The point of conducting a design study is to produce data and the seventh section is where you describe these. It’s titled the Results section. It presents the data collected and their statistical analysis.

Any speculations and generalizations are reserved for the next section.

18 - 8 Discussion

The eighth section is where you get the opportunity to interpret the data you collected and provide a discussion of its implications. This often means offering an explanation for of any unexpected values you see. This section also allows you to reflect on the experimentation itself including any suggestions, any suggested further work or for improving the study process itself.

19 - 9 Conclusions

The final section allows you to summarize your results, and draw any conclusions. In particular, in this section you should provide explicit answers, to each of the research questions you raise in the second section.

20 - Deliverables

Each of the projects in this course has three deliverables. The source code, involving, solving a specific problem in several ways, a project report containing project specific content, and a design study report.
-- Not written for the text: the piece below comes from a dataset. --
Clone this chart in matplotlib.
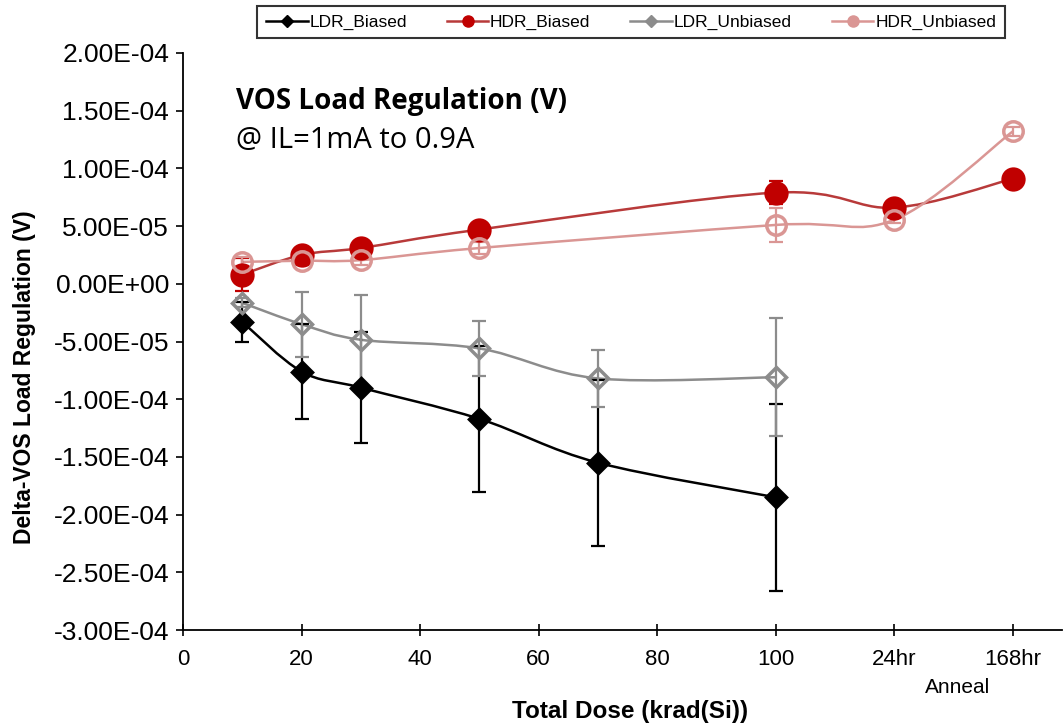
import matplotlib.pyplot as plt
import numpy as np
from matplotlib.path import Path
from matplotlib.patches import PathPatch
from matplotlib.lines import Line2D

# x positions: 120 -> "24hr" anneal, 140 -> "168hr" anneal
ldr_x = [10, 20, 30, 50, 70, 100]
hdr_x = [10, 20, 30, 50, 100, 120, 140]

ldr_biased = [-3.3e-5, -7.6e-5, -9.0e-5, -1.17e-4, -1.55e-4, -1.85e-4]
ldr_biased_err = [1.7e-5, 4.1e-5, 4.8e-5, 6.3e-5, 7.2e-5, 8.1e-5]
ldr_unbiased = [-1.65e-5, -3.5e-5, -4.85e-5, -5.6e-5, -8.2e-5, -8.1e-5]
ldr_unbiased_err = [0.4e-5, 2.8e-5, 3.85e-5, 2.35e-5, 2.45e-5, 5.1e-5]
hdr_biased = [0.8e-5, 2.5e-5, 3.1e-5, 4.7e-5, 7.9e-5, 6.6e-5, 9.1e-5]
hdr_biased_err = [1.4e-5, 0.3e-5, 0.3e-5, 0.3e-5, 1.0e-5, 0.3e-5, 0.3e-5]
hdr_unbiased = [1.9e-5, 2.0e-5, 2.05e-5, 3.1e-5, 5.1e-5, 5.55e-5, 1.32e-4]
hdr_unbiased_err = [0.4e-5, 0.4e-5, 0.4e-5, 0.5e-5, 1.5e-5, 0.3e-5, 0.4e-5]

x_ticks = [0, 20, 40, 60, 80, 100, 120, 140]
x_tick_labels = ["0", "20", "40", "60", "80", "100", "24hr", "168hr"]
y_ticks = [-3e-4, -2.5e-4, -2e-4, -1.5e-4, -1e-4, -0.5e-4, 0.0, 0.5e-4, 1e-4, 1.5e-4, 2e-4]

sans = ["Liberation Sans", "DejaVu Sans"]


def smooth_path(xs, ys):
    """Excel-like smoothed line as cubic Bezier segments."""
    pts = np.column_stack([xs, ys]).astype(float)
    verts = [pts[0]]
    codes = [Path.MOVETO]
    n = len(pts)
    for i in range(n - 1):
        p0 = pts[max(i - 1, 0)]
        p1 = pts[i]
        p2 = pts[i + 1]
        p3 = pts[min(i + 2, n - 1)]
        c1 = p1 + (p2 - p0) / 6.0
        c2 = p2 - (p3 - p1) / 6.0
        verts += [c1, c2, p2]
        codes += [Path.CURVE4] * 3
    return Path(verts, codes)


figure = plt.figure(figsize=(10.64, 7.28), dpi=100)
axis = figure.add_axes([0.172, 0.1346, 0.826, 0.7926])

series = [
    (ldr_x, ldr_biased, ldr_biased_err, "black", "D", "black", "LDR_Biased", 10),
    (hdr_x, hdr_biased, hdr_biased_err, "#C00000", "o", "#C00000", "HDR_Biased", 15),
    (ldr_x, ldr_unbiased, ldr_unbiased_err, "#8C8C8C", "D", "none", "LDR_Unbiased", 10),
    (hdr_x, hdr_unbiased, hdr_unbiased_err, "#DA9694", "o", "none", "HDR_Unbiased", 14),
]

handles = []
for xs, ys, errs, color, marker, face, label, ms in series:
    line_color = "#B83A3A" if label == "HDR_Biased" else color
    axis.add_patch(
        PathPatch(smooth_path(xs, ys), facecolor="none",
                  edgecolor=line_color, linewidth=1.8, zorder=2)
    )
    axis.errorbar(xs, ys, yerr=errs, fmt="none", ecolor=color,
                  elinewidth=1.6, capsize=5, capthick=1.6, zorder=3)
    axis.plot(xs, ys, linestyle="none", marker=marker, markersize=ms,
              markerfacecolor=face, markeredgecolor=color,
              markeredgewidth=2.5, zorder=4)
    handles.append(
        Line2D([0], [0], color=line_color, linewidth=1.8, marker=marker,
               markersize=8 if marker == "o" else 6,
               markerfacecolor=color, markeredgecolor=color,
               label=label)
    )

axis.set_xlim(0, 148.3)
axis.set_ylim(-3e-4, 2e-4)
axis.set_xticks(x_ticks)
axis.set_xticklabels(x_tick_labels, family=sans, fontsize=16)
axis.set_yticks(y_ticks)
axis.set_yticklabels([f"{v:.2E}" for v in y_ticks], family=sans, fontsize=19)
axis.tick_params(axis="x", direction="inout", length=8, width=1.2, pad=10)
axis.tick_params(axis="y", direction="out", length=5, width=1.2, pad=5)

for side in ["top", "right"]:
    axis.spines[side].set_visible(False)
for side in ["left", "bottom"]:
    axis.spines[side].set_linewidth(1.3)

axis.set_xlabel("Total Dose (krad(Si))", family=sans,
                fontsize=17.5, fontweight="bold")
axis.xaxis.set_label_coords(0.5085, -0.121)
axis.set_ylabel("Delta-VOS Load Regulation (V)", family=sans,
                fontsize=16.5, fontweight="bold", va="center")
axis.yaxis.set_label_coords(-0.18, 0.438)

figure.text(0.222, 0.86, "VOS Load Regulation (V)", family="Open Sans",
            fontsize=20, fontweight="bold", va="center")
figure.text(0.222, 0.807, "@ IL=1mA to 0.9A", family="Open Sans",
            fontsize=21, va="center")
figure.text(0.9, 0.055, "Anneal", family=sans, fontsize=15,
            ha="center", va="center")

legend = figure.legend(handles=handles, loc="upper center",
                       bbox_to_anchor=(0.593, 0.992), ncol=4,
                       prop={"family": sans, "size": 12.5},
                       frameon=True, fancybox=False, edgecolor="black",
                       handlelength=2.4, columnspacing=2.3,
                       borderpad=0.5, handletextpad=0.1,
                       borderaxespad=0)
legend.get_frame().set_linewidth(1.5)

figure.savefig("out.png", dpi=100)
plt.close(figure)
The design study represents an, the explicit knowledge about the design, that you learned during the project. In summary, here are the expected sections to be included in the design that are important. Section one includes the context.

That is the background, motivation and vocabulary.

Next section is the research questions. Then descriptions of the subjects, experimental conditions and the variables, both independent and dependent.

Section six has the method. Then come the results, discussion and conclusions.

21 - Wrap Up

I want to repeat that I can’t teach you design, you have to learn it. And

I want you to learn it using the projects that have been defined for the course. I encourage you to invest energy in those projects and to think systematically about the design issues that each one of them raises.

Express that systematic thinking in the form of some experiments that you run, then write up those experiments in the form of a report. I think by doing this, it will force you to reflect upon the design process, and thereby, make it much more real to you.